Christian leaders interviewed in 2013 for this report were of the opinion that Christians enjoyed a freer and more socially favorable situation prior to the events of 1998 and that the country's transition to a more open political system has heightened social and religious tensions. Christian interviewees pointed to a heightened frequency of attacks on church buildings, greater difficulty in securing permits for the construction of churches and schools, and pressures to restrict the number of Christians in the higher levels of state administration, among other obstacles, as evidence of a relative deterioration in interreligious relations. However, these same Christian officials were unhesitant in affirming that the transition to democracy is necessary and important and that the best way to address current deficiencies is by working with Muslims and others to promote the rule of law and multireligious tolerance. Some officials criticized earlier generations of Christian leaders for being too accommodating to the Indonesian state. Most felt that the resources for pluralist coexistence, including those in the Muslim community, were still strong but had yet to be fully mobilized or backed up by an effective legal system.

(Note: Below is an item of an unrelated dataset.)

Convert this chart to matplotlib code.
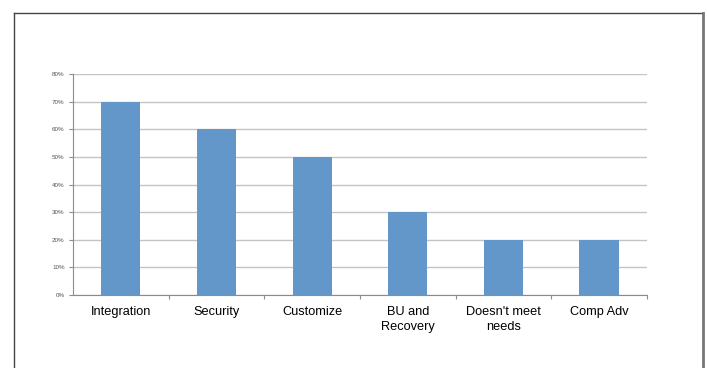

The Indonesian case importantly illustrates that although Christians have made signal contributions to Indonesian politics, culture, and education, Dutch colonialism and the mission system it promoted were premised on a corporatist and consociational rather than liberal model of religious freedom. For most of their 350 years in the archipelago, the Dutch prioritized their commercial and political interests and discouraged missionization in all but a few regions. When, at the end of the nineteenth century, the Dutch gave the green light to missionaries, their policies set aside specific territories for individual denominations, encouraging a close identification of region, ethnicity, and denomination rather than religious liberty or individualistic voluntarism.
Since independence, most Indonesian Christians have advocated policies supportive of religious freedom. But they have done so in a framework that accepts the broadly consociational patterns of religious governance inherited from the Dutch.